Here is the test I did (sorry for the dirty copy/paste, I did not wanted to interfer in the git repo):
import torch
import time
import random
from resnet import Net
import torch.multiprocessing as mp
def CPU_worker(q,nb_pos,delta):
# A CPU worker will put nb_pos board positions
# in the queue q
# every ~delta seconds
game_play = {'width': 7,'height':8}
i=0
while True:
i += 1
time.sleep(delta*random.random())
s =torch.randn(nb_pos, 2, game_play['width'], game_play['height'])
q.put(s)
def merger(q1,q2,group_size):
# The roal of the merger is to merge in a single tensor the requests
# of the CPU workers.
# He could also be used to test if the request has already been processed
i=1
while True:
s=0
batch=[]
while s<group_size:
r=q1.get()
batch.append(r)
s+=1
q2.put(torch.cat(batch,dim=0))
if (i % 10 == 0 and q1.qsize() > group_size):
print('First queue is full: merger does not merge fast enough!')
i+=1
def GPU_service(q,ev,nbEpoch):
# GPU inference service
# process nbEpoch batchs of tensors in the ResNet
device = torch.device('cuda' if torch.cuda.is_available() else 'cpu')
print(device)
game_play = {'width': 7,'height':8} # ~connect4 dims
net = Net(2,64,game_play,10) # 64 filters, 10 residual filters
print('sending NN to GPU...')
net.half().to(device)
print('SENT !')
ev.set() # let the main thread know that the GPU has been loaded,
# so that he can start the CPU workers
i=0
while (i< nbEpoch):
if (i % 10 == 9):
print('EPOCH ' + str(i+1))
print(str(q.qsize()) + ' batches in the GPU queue.')
input0 = q.get() # get next batch
input0 = input0.half().to(device)
# DO INFERENCE
output0 = net(input0)
torch.cuda.synchronize() # Cuda is asynchronous so we wait for the end of the comp
i +=1
print('END cuda')
if __name__ == '__main__':
mp.set_start_method('spawn')
queueCPU = mp.Queue() # Queue fed by the CPUs
queueGPU = mp.Queue() # Queue read by the GPU
ev = mp.Event()
nbEpoch = 100 # nb of batchs processed by the GPU
# Each CPU worker will request nb_pos positions evaluations every delta_time seconds:
nb_pos = 100
delta_time=0.01
# these nb_pos will be merged into larger groups by the 'merger'
batch_size = 100
# hence, the batchs sent to the GPU will contain batch_size*nb_pos positions
# total number of positions evaluated by the GPU:
total_requests = nbEpoch*batch_size*nb_pos
r1 = mp.Process(target=GPU_service, args=(queueGPU,ev,nbEpoch))
g1 = mp.Process(target=merger, args=(queueCPU,queueGPU,batch_size))
print('Launch GPU process...')
r1.start()
g1.start() # LAunching merger
ev.wait()
print('GPU process launched!')
nb_process = 6
processes=[mp.Process(target=CPU_worker, args=(queueCPU,nb_pos,delta_time)) for i in range(nb_process)]
i=0
for p in processes:
i+=1
p.start()
print('Launched CPU worker ' + str(i))
u1=time.time()
r1.join()
u2=time.time()
g1.terminate()
for p in processes:
p.terminate()
print('TERMINADO')
time_per_pos = (u2-u1)/total_requests
time_per_cycle = 120000000*time_per_pos / 3600
print('Time/position:', time_per_pos)
print('Hours/generation cycle:',time_per_cycle)
Here, 6 CPU workers send positions to a queue.
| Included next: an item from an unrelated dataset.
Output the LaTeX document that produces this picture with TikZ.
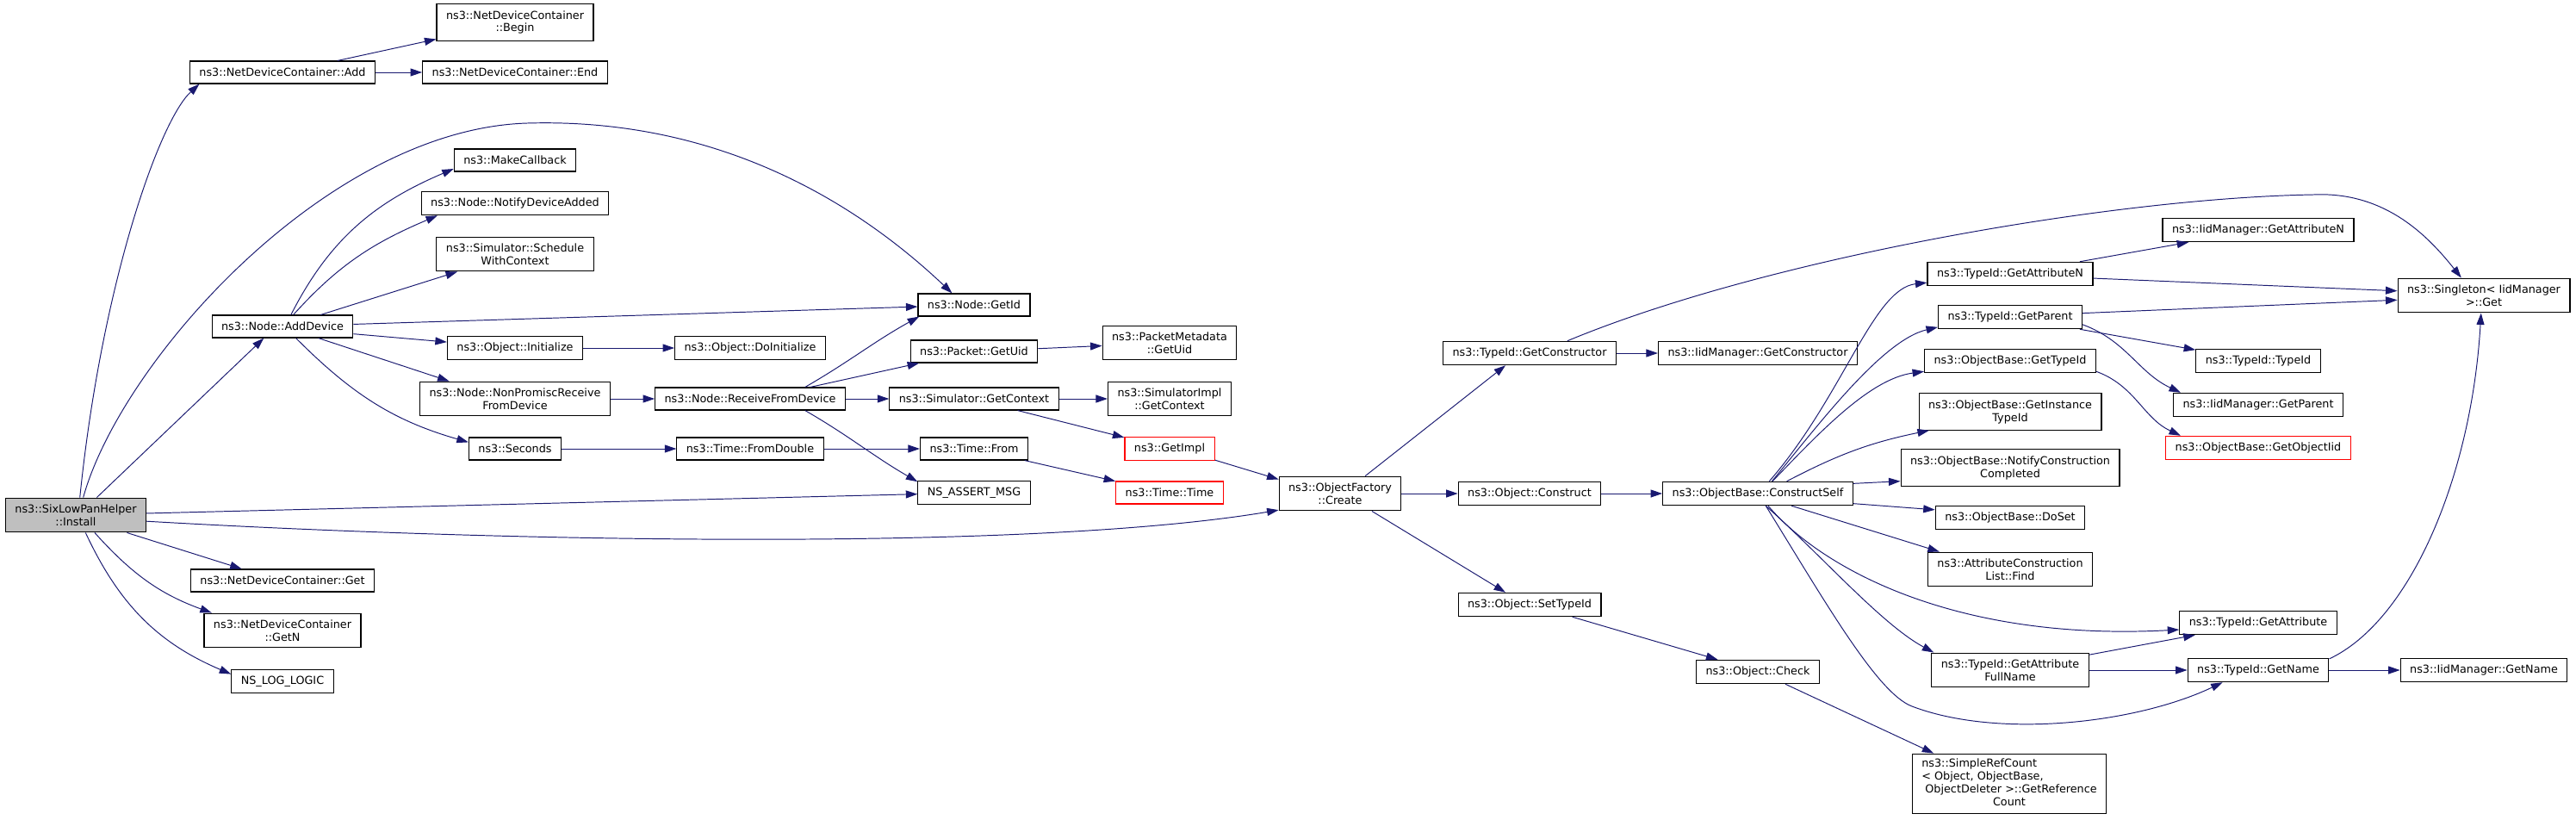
\documentclass[tikz,border=0pt]{standalone}
\usepackage{fontspec}
\setmainfont{DejaVu Sans}
\usetikzlibrary{arrows.meta}
\definecolor{callblue}{RGB}{25,25,112}
\definecolor{rootgray}{RGB}{191,191,191}
\tikzset{
  fn/.style={draw=black,line width=0.65pt,fill=white,align=center,inner xsep=0.22cm,inner ysep=0.15cm,minimum height=0.52cm,font=\fontsize{7.27}{8.5}\selectfont},
  fnred/.style={fn,draw=red},
  fnroot/.style={fn,fill=rootgray},
  call/.style={draw=callblue,line width=0.55pt,-{Triangle[length=0.27cm,width=0.18cm]}}
}

\begin{document}
\begin{tikzpicture}[x=0.02cm,y=-0.02cm]
  \useasboundingbox (0,0) rectangle (2991,951);

  \node[fnroot] (install) at (88,598) {ns3::SixLowPanHelper\\::Install};
  \node[fn] (add) at (328,84) {ns3::NetDeviceContainer::Add};
  \node[fn] (begin) at (598,26) {ns3::NetDeviceContainer\\::Begin};
  \node[fn] (end) at (598,84) {ns3::NetDeviceContainer::End};
  \node[fn] (makecb) at (598,186) {ns3::MakeCallback};
  \node[fn] (notify) at (598,236) {ns3::Node::NotifyDeviceAdded};
  \node[fn] (schedule) at (598,295) {ns3::Simulator::Schedule\\WithContext};
  \node[fn] (adddev) at (328,379) {ns3::Node::AddDevice};
  \node[fn] (getid) at (1131,354) {ns3::Node::GetId};
  \node[fn] (init) at (598,404) {ns3::Object::Initialize};
  \node[fn] (doinit) at (871,404) {ns3::Object::DoInitialize};
  \node[fn] (nonprom) at (598,463) {ns3::Node::NonPromiscReceive\\FromDevice};
  \node[fn] (recv) at (871,463) {ns3::Node::ReceiveFromDevice};
  \node[fn] (pktuid) at (1131,408) {ns3::Packet::GetUid};
  \node[fn] (pktmeta) at (1358,398) {ns3::PacketMetadata\\::GetUid};
  \node[fn] (simctx) at (1131,463) {ns3::Simulator::GetContext};
  \node[fn] (simimpl) at (1358,463) {ns3::SimulatorImpl\\::GetContext};
  \node[fn] (seconds) at (598,521) {ns3::Seconds};
  \node[fn] (fromdbl) at (871,521) {ns3::Time::FromDouble};
  \node[fn] (timefrom) at (1131,521) {ns3::Time::From};
  \node[fnred] (getimpl) at (1358,521) {ns3::GetImpl};
  \node[fn] (assert) at (1131,572) {NS\_ASSERT\_MSG};
  \node[fnred] (timetime) at (1358,572) {ns3::Time::Time};
  \node[fn] (create) at (1556,573) {ns3::ObjectFactory\\::Create};
  \node[fn] (ndcget) at (328,674) {ns3::NetDeviceContainer::Get};
  \node[fn] (ndcgetn) at (328,732) {ns3::NetDeviceContainer\\::GetN};
  \node[fn] (nslog) at (328,791) {NS\_LOG\_LOGIC};
  \node[fn] (getctor) at (1776,410) {ns3::TypeId::GetConstructor};
  \node[fn] (iidctor) at (2041,410) {ns3::IidManager::GetConstructor};
  \node[fn] (construct) at (1776,573) {ns3::Object::Construct};
  \node[fn] (settypeid) at (1776,702) {ns3::Object::SetTypeId};
  \node[fn] (check) at (2041,780) {ns3::Object::Check};
  \node[fn,inner ysep=0.1cm] (refcount) at (2333,910) {\begin{tabular}{@{}l@{}}ns3::SimpleRefCount\\< Object, ObjectBase,\\\ ObjectDeleter >::GetReference\\\multicolumn{1}{@{}c@{}}{Count}\end{tabular}};
  \node[fn] (cself) at (2041,573) {ns3::ObjectBase::ConstructSelf};
  \node[fn] (getattrn) at (2334,318) {ns3::TypeId::GetAttributeN};
  \node[fn] (iidattrn) at (2622,267) {ns3::IidManager::GetAttributeN};
  \node[fn] (singleton) at (2884,343) {ns3::Singleton< IidManager\\>::Get};
  \node[fn] (getparent) at (2334,368) {ns3::TypeId::GetParent};
  \node[fn] (typeid) at (2622,419) {ns3::TypeId::TypeId};
  \node[fn] (gettypeid) at (2334,419) {ns3::ObjectBase::GetTypeId};
  \node[fn] (iidparent) at (2622,470) {ns3::IidManager::GetParent};
  \node[fn] (getinst) at (2334,478) {ns3::ObjectBase::GetInstance\\TypeId};
  \node[fnred] (getobjiid) at (2622,520) {ns3::ObjectBase::GetObjectIid};
  \node[fn] (notifycons) at (2334,543) {ns3::ObjectBase::NotifyConstruction\\Completed};
  \node[fn] (doset) at (2334,601) {ns3::ObjectBase::DoSet};
  \node[fn] (attrfind) at (2334,661) {ns3::AttributeConstruction\\List::Find};
  \node[fn] (getattr) at (2622,723) {ns3::TypeId::GetAttribute};
  \node[fn] (getattrfull) at (2334,778) {ns3::TypeId::GetAttribute\\FullName};
  \node[fn] (getname) at (2622,778) {ns3::TypeId::GetName};
  \node[fn] (iidname) at (2884,778) {ns3::IidManager::GetName};

  \draw[call] (install.77) .. controls (118,330) and (185,140) .. (add.-172);
  \draw[call] (install.67) .. controls (140,420) and (380,150) .. (612,143) .. controls (850,136) and (1010,250) .. (getid.152);
  \draw[call] (install.40) -- (adddev.-148);
  \draw[call] (install) -- (assert);
  \draw[call] (install.-5) .. controls (600,630) and (1200,640) .. (create.-165);
  \draw[call] (install.-19) -- (ndcget.164);
  \draw[call] (install.-43) to[out=-48,in=160] (ndcgetn.166);
  \draw[call] (install.-61) to[out=-65,in=157] (nslog.172);
  \draw[call] (add.12) -- (begin.-168);
  \draw[call] (add) -- (end);
  \draw[call] (adddev.54) to[out=63,in=203] (makecb.-172);
  \draw[call] (adddev.47) to[out=48,in=203] (notify.-171);
  \draw[call] (adddev.17) -- (schedule.-163);
  \draw[call] (adddev) -- (getid);
  \draw[call] (adddev.-6) -- (init.175);
  \draw[call] (adddev.-18) -- (nonprom.165);
  \draw[call] (adddev.-41) to[out=-45,in=164] (seconds.172);
  \draw[call] (init) -- (doinit);
  \draw[call] (nonprom) -- (recv);
  \draw[call] (recv.12) to[out=30,in=209] (getid.-168);
  \draw[call] (recv.11) -- (pktuid.-168);
  \draw[call] (recv) -- (simctx);
  \draw[call] (recv.-12) to[out=-30,in=150] (assert.169);
  \draw[call] (pktuid) -- (pktmeta);
  \draw[call] (simctx) -- (simimpl);
  \draw[call] (simctx.-15) -- (getimpl.166);
  \draw[call] (seconds) -- (fromdbl);
  \draw[call] (fromdbl) -- (timefrom);
  \draw[call] (timefrom.-13) -- (timetime.168);
  \draw[call] (getimpl.-14) -- (create.167);
  \draw[call] (create.35) -- (getctor.-153);
  \draw[call] (create) -- (construct);
  \draw[call] (create.-29) -- (settypeid.153);
  \draw[call] (getctor) -- (iidctor);
  \draw[call] (getctor.18) .. controls (2050,300) and (2450,230) .. (2686,226) .. controls (2770,222) and (2820,275) .. (singleton.142);
  \draw[call] (construct) -- (cself);
  \draw[call] (settypeid.-16) -- (check.163);
  \draw[call] (check.-24) -- (refcount.158);
  \draw[call] (cself.47) .. controls (2140,460) and (2175,335) .. (getattrn.-174);
  \draw[call] (cself.41) .. controls (2110,495) and (2185,395) .. (getparent.-172);
  \draw[call] (cself.40) .. controls (2110,505) and (2170,440) .. (gettypeid.-173);
  \draw[call] (cself.23) to[bend left=8] (getinst.-167);
  \draw[call] (cself.6) -- (notifycons.-173);
  \draw[call] (cself.-6) -- (doset.174);
  \draw[call] (cself.-20) -- (attrfind.166);
  \draw[call] (cself.-50) .. controls (2115,660) and (2270,745) .. (getattr.-175);
  \draw[call] (cself.-57) .. controls (2115,645) and (2185,725) .. (getattrfull.167);
  \draw[call] (cself.-57) .. controls (2120,700) and (2180,805) .. (2220,820) .. controls (2320,858) and (2480,840) .. (getname.-161);
  \draw[call] (getattrn.10) -- (iidattrn.-170);
  \draw[call] (getattrn.-3) -- (singleton.177);
  \draw[call] (getparent.3) -- (singleton.-177);
  \draw[call] (getparent.-10) -- (typeid.170);
  \draw[call] (getparent.-6) to[out=-20,in=155] (iidparent.171);
  \draw[call] (gettypeid.-7) to[out=-20,in=155] (getobjiid.171);
  \draw[call] (getattrfull.11) -- (getattr.-169);
  \draw[call] (getattrfull) -- (getname);
  \draw[call] (getname) -- (iidname);
  \draw[call] (getname.9) .. controls (2800,720) and (2870,550) .. (singleton.-99);
\end{tikzpicture}
\end{document}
The positions in the queue are then concatenate a in big tensor by a 'merger process' and then read by a GPU service.
This saturates the P40 GPU, which is able to process 1 position in about ~2 * 10^-5 s (depending on the depth of the ResNet), which should bring a game generation cycle (~120 millions evalutations) to about 1 hour.
Thanks Leo! Yeah, I think the first suggestion would be kind of complicated as well since we'd need to return the state of the tree every time so we can continue it after we get the inference result?
Yes. But the CPU workers should probably not wait for the GPU evaluation to continue exploring the tree: we could for instance use the 'virtual loss' approach to do that.
This looks great Leo! I can't say I understand all of the code, but this looks to be exactly what we need. Hopefully I will be done with the non-parallel mcts implementation soon and we can start testing this. I will look into virtual loss as well.
Sure, the priority is definitely to make the non-parallel mcts work. This should also be a good benchmark to compare with parallel mcts.